Philostorgius, another Christian historian, who was also a contemporary of Hypatia, states that she excelled her father in mathematics. Hypatia was "exceedingly beautiful and fair of form", but nothing else is known regarding her physical appearance and no ancient depictions of her have survived.

Later life and death

Hypatia established great influence with the political elite in Alexandria.

Towards the end of her life, Hypatia advised Orestes, the Roman prefect of Alexandria, who was in the midst of a political feud with Cyril, the bishop of Alexandria. Rumors spread accusing her of preventing Orestes from reconciling with Cyril and, in March 415 AD, she was murdered by a mob of Christians led by a lector named Peter.

Hypatia's murder shocked the empire. She was declared a "martyr for philosophy". Although no concrete evidence linking Cyril to the murder of Hypatia was ever discovered, it was widely believed that he had ordered it. Even if Cyril had not directly ordered the murder himself, his smear campaign against Hypatia had inspired it.


Hypatia has been described as a universal genius, but she was probably more of a teacher and commentator than an innovator. No evidence has been found that Hypatia ever published any independent works on philosophy and she does not appear to have made any groundbreaking mathematical discoveries.

Hypatia is known to have edited at least Book III of Ptolemy's Almagest, which supported the geocentric model of the universe shown in this diagram.
  • Hypatia is now known to have edited the existing text of Book III of Ptolemy's Almagest. Her contribution is thought to be an improved method for the long division algorithms needed for astronomical computation.
Conic Sections
Hypatia wrote a commentary on Apollonius of Perga's treatise on conic sections, but this commentary is no longer extant.
  • She wrote a commentary on Diophantus's thirteen-volume Arithmetica, which had been written sometime around the year 250 AD.
  • Hypatia also wrote a commentary on Apollonius of Perga's work on conic sections, but this commentary is no longer extant.
  • She created an "Astronomical Canon"; this is believed to have been either a new edition of the Handy Tables by the Alexandrian Ptolemy or the commentary on his Almagest.

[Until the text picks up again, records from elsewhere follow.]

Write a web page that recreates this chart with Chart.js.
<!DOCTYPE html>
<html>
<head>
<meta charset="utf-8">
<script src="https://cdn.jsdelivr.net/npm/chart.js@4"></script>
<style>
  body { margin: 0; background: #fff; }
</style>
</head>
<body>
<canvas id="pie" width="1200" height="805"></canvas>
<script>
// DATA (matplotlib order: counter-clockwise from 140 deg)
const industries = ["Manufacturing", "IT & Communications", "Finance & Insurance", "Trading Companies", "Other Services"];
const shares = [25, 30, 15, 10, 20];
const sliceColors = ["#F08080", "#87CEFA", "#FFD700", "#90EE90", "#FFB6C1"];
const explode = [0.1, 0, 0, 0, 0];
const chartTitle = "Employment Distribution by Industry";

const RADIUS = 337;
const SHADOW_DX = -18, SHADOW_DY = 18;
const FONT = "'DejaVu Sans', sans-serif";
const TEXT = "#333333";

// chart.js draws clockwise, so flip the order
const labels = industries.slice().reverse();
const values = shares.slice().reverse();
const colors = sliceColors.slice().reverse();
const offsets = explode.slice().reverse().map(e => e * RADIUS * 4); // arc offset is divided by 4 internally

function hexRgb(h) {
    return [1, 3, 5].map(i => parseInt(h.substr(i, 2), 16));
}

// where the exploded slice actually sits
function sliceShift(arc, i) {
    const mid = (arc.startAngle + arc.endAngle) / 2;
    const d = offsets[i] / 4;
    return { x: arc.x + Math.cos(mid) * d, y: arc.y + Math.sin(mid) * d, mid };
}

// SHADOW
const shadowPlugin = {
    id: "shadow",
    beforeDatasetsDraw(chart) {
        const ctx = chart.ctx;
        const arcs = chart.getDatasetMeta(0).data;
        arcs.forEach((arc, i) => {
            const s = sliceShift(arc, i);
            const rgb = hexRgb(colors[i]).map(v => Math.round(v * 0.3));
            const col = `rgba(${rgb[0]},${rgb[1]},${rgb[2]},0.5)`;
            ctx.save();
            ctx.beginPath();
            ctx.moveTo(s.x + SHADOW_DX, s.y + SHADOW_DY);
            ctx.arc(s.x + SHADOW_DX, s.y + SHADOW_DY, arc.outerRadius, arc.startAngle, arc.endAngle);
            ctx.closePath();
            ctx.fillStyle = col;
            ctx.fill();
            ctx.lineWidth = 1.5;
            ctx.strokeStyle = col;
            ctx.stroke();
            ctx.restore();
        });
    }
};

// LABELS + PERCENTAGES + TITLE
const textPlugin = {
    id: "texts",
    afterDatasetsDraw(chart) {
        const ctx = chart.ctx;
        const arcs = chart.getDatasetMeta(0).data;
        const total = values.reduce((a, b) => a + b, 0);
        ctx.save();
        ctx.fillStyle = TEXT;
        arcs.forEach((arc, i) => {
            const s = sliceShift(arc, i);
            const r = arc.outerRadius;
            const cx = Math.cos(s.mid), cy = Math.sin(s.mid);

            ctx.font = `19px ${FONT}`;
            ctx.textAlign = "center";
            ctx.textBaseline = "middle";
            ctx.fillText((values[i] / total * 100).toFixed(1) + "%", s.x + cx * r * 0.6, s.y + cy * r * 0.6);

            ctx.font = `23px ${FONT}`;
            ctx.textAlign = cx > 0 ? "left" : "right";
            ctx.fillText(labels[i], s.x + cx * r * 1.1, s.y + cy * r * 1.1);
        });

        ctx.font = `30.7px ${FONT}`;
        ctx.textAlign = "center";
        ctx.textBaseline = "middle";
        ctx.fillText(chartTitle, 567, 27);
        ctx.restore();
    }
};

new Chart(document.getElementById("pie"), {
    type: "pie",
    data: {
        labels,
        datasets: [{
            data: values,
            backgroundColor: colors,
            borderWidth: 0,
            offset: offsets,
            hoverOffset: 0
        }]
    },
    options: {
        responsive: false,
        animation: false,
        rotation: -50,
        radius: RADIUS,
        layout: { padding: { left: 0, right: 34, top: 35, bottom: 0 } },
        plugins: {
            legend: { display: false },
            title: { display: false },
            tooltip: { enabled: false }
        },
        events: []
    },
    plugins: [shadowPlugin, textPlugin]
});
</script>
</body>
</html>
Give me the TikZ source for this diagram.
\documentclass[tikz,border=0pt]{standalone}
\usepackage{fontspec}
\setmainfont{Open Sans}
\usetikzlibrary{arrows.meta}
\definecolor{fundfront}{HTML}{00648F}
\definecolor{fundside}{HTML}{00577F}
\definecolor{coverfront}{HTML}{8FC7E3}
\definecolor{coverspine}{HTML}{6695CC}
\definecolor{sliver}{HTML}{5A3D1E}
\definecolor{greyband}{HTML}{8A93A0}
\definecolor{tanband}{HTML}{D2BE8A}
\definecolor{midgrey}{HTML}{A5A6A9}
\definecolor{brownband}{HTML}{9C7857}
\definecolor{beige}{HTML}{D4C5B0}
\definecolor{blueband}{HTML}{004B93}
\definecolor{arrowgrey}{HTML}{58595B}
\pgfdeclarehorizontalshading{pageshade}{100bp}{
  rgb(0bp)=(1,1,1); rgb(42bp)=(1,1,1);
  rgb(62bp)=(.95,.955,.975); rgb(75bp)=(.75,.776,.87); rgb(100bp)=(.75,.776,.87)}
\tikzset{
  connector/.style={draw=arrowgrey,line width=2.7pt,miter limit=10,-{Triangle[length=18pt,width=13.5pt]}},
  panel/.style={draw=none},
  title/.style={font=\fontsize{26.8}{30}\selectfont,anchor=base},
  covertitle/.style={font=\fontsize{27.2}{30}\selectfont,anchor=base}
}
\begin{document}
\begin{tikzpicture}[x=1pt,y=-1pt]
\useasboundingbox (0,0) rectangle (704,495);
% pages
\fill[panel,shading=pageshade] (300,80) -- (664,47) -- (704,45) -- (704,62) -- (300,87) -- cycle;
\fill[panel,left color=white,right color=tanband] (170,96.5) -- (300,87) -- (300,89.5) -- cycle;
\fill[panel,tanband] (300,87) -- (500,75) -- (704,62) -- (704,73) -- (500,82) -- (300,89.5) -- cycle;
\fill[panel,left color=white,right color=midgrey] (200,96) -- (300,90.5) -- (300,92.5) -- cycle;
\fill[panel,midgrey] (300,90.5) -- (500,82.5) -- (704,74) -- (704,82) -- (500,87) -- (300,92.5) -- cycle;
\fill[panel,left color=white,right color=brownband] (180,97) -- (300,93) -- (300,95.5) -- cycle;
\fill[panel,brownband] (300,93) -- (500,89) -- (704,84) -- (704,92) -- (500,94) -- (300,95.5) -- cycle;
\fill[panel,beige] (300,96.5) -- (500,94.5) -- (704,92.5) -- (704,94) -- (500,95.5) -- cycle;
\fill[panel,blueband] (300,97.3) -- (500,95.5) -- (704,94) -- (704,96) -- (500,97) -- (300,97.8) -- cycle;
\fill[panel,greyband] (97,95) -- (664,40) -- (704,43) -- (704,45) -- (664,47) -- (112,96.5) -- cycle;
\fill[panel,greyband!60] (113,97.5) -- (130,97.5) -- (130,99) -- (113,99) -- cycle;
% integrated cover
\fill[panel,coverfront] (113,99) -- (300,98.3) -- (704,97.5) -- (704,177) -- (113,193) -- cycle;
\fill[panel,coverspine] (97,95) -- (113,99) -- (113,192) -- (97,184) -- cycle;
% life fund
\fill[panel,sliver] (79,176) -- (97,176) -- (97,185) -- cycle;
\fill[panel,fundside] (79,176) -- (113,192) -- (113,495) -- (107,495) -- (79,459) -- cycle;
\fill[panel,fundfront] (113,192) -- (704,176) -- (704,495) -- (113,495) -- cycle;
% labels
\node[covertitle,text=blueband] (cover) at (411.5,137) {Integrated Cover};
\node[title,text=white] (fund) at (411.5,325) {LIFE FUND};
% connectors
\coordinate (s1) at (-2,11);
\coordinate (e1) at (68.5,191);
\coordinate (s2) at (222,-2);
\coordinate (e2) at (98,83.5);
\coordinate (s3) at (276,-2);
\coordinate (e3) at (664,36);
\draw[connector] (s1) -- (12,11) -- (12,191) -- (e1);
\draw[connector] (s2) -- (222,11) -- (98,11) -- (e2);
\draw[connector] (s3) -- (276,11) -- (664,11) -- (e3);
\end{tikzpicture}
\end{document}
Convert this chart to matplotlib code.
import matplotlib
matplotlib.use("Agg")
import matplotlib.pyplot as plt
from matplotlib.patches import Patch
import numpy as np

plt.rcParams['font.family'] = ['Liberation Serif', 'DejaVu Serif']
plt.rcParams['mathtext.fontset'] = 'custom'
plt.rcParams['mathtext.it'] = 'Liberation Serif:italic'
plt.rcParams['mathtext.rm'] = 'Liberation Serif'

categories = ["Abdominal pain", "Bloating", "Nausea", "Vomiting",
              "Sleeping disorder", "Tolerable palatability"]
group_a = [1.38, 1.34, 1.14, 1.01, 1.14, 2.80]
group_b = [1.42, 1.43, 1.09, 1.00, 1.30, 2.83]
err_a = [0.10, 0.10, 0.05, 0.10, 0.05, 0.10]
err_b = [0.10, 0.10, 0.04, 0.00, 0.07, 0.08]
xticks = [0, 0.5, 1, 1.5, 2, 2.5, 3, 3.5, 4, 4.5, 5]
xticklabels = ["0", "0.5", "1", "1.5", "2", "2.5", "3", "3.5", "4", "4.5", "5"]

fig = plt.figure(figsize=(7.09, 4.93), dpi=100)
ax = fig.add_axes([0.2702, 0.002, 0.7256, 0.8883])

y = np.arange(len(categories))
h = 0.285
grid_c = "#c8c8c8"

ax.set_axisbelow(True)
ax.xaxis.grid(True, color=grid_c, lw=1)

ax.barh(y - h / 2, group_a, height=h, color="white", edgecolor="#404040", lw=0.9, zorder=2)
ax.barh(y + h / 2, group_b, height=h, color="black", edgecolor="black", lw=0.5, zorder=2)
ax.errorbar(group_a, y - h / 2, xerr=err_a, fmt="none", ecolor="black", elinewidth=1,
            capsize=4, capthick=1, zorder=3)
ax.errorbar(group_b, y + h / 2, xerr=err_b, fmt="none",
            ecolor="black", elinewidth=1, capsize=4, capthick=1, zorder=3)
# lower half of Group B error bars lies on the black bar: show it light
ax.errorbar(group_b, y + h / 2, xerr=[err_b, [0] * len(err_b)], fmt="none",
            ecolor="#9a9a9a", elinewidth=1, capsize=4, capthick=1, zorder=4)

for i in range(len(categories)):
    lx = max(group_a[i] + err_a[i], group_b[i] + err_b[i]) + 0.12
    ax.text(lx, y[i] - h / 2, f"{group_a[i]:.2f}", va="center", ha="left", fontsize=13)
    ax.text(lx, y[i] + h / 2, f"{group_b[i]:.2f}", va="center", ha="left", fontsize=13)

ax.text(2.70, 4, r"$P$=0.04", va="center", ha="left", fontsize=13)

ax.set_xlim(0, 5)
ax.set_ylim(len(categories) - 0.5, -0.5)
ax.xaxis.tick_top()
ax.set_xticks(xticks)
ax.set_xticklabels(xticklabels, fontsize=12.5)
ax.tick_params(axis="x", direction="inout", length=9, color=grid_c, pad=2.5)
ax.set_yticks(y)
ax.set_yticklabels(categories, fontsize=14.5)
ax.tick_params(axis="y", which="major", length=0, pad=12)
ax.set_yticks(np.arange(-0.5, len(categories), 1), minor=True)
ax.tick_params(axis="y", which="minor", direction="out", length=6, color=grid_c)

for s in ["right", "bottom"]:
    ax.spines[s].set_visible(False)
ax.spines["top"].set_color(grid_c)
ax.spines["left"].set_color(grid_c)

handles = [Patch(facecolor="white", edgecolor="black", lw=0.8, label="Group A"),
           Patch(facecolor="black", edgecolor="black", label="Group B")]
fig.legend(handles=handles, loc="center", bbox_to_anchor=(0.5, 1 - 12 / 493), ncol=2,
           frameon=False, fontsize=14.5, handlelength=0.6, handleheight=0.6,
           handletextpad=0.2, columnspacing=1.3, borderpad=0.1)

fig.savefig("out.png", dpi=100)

Interesting facts about Hypatia

Astrolabio (16787706916)
Hypatia is known to have constructed plane astrolabes, such as the one shown above, which dates to the eleventh century.
  • Hypatia is the first female mathematician whose life is reasonably well recorded.
  • She was a prominent thinker in Alexandria where she taught philosophy and astronomy.
  • Many modern scholars also believe that Hypatia may have edited the surviving text of Ptolemy's Almagest
  • Hypatia constructed astrolabes and hydrometers, but did not invent either of these, which were both in use long before she was born.
  • She was tolerant towards Christians and taught many Christian students.
  • Ancient sources record that Hypatia was widely beloved by pagans and Christians alike.
  • Scholars believe she was part of the basis for the legend of Saint Catherine of Alexandria.
  • During the Age of Enlightenment, she became a symbol of opposition to Catholicism.
  • In the twentieth century, Hypatia became seen as an icon for women's rights.
  • Hypatia was never married because she said she was “wedded to the truth”.